[Plotting code records]
"""
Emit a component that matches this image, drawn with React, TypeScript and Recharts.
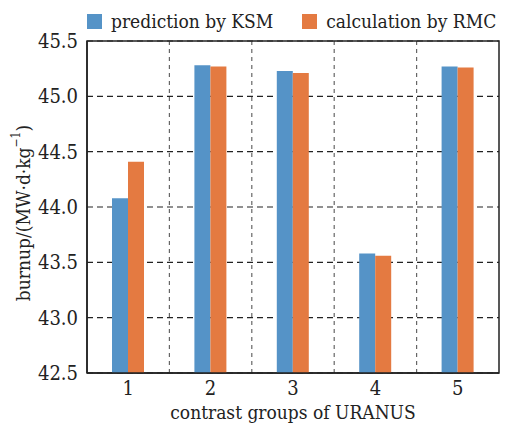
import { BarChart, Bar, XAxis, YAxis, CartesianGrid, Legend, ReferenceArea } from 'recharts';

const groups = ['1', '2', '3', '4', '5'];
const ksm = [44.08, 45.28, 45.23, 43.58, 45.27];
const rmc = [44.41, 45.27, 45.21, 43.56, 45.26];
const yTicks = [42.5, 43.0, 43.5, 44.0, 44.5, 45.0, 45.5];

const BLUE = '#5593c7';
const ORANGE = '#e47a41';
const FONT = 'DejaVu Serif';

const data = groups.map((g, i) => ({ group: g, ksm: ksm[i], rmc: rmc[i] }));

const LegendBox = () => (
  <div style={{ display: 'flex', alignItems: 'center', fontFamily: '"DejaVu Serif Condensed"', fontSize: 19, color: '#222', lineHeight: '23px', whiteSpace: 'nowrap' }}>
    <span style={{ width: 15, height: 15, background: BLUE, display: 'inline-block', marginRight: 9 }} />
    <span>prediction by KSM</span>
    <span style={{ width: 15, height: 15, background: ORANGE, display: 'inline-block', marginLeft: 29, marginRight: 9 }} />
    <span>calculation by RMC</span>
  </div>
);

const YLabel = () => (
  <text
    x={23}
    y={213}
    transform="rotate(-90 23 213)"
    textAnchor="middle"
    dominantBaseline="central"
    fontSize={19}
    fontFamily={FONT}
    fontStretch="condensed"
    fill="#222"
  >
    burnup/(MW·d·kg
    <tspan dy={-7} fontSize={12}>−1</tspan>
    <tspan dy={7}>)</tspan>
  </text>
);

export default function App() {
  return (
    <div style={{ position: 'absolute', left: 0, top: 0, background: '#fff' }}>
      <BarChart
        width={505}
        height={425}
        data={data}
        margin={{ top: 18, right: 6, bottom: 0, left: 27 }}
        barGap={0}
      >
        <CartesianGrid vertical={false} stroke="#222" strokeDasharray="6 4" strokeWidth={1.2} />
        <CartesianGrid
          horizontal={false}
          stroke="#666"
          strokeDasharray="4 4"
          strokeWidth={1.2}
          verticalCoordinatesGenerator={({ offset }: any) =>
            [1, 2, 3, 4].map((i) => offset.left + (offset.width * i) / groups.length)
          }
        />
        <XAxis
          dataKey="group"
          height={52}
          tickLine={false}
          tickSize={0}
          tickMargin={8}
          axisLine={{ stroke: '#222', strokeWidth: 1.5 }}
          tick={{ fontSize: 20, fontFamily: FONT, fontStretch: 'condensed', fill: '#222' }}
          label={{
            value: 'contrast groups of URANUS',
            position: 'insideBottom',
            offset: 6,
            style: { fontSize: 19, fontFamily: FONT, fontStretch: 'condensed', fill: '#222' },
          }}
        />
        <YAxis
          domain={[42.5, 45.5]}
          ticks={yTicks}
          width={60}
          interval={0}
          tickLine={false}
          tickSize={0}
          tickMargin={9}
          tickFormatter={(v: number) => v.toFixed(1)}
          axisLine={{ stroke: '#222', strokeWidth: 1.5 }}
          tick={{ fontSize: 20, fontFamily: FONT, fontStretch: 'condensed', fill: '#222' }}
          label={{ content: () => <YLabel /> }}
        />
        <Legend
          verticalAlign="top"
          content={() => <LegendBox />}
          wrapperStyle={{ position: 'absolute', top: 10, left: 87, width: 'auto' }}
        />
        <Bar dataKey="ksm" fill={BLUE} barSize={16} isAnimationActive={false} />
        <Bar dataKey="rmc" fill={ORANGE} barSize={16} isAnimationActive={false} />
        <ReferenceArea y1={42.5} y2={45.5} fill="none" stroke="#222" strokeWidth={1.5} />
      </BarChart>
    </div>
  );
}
"""
"""
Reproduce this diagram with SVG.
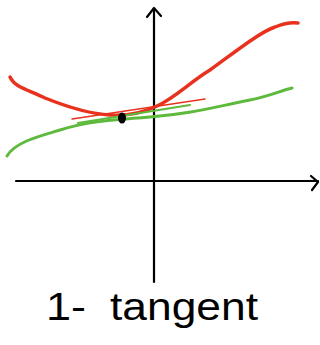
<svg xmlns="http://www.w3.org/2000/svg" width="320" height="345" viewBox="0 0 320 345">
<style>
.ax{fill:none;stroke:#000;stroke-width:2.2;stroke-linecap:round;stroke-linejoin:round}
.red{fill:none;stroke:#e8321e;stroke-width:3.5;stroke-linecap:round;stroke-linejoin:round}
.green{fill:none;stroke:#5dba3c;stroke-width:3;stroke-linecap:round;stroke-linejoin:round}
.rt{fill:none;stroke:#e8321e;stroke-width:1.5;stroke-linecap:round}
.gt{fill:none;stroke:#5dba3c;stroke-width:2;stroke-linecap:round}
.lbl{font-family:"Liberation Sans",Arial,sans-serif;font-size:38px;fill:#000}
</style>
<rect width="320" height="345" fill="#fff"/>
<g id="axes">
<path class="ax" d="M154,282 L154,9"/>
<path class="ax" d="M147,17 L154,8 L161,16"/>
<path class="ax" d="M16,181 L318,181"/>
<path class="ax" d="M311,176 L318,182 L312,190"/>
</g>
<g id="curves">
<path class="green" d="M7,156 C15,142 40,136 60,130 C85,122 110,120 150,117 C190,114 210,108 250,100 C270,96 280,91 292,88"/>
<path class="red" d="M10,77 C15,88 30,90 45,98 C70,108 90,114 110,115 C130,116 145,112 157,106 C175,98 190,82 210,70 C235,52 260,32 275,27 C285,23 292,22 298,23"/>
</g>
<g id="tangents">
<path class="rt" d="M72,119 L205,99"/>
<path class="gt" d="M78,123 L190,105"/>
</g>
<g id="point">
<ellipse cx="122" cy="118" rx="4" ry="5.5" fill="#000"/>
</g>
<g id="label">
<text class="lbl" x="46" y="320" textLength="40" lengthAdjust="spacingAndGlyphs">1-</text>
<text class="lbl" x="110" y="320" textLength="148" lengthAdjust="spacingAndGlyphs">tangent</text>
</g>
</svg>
"""
What you have to do: Using the entries above, reproduce word for word only the lines from the one that contains "Emit a component" to the one that contains "const data = groups.map((g, i)", both ends included, and drop every picture.

Task answer:
Emit a component that matches this image, drawn with React, TypeScript and Recharts.
import { BarChart, Bar, XAxis, YAxis, CartesianGrid, Legend, ReferenceArea } from 'recharts';

const groups = ['1', '2', '3', '4', '5'];
const ksm = [44.08, 45.28, 45.23, 43.58, 45.27];
const rmc = [44.41, 45.27, 45.21, 43.56, 45.26];
const yTicks = [42.5, 43.0, 43.5, 44.0, 44.5, 45.0, 45.5];

const BLUE = '#5593c7';
const ORANGE = '#e47a41';
const FONT = 'DejaVu Serif';

const data = groups.map((g, i) => ({ group: g, ksm: ksm[i], rmc: rmc[i] }));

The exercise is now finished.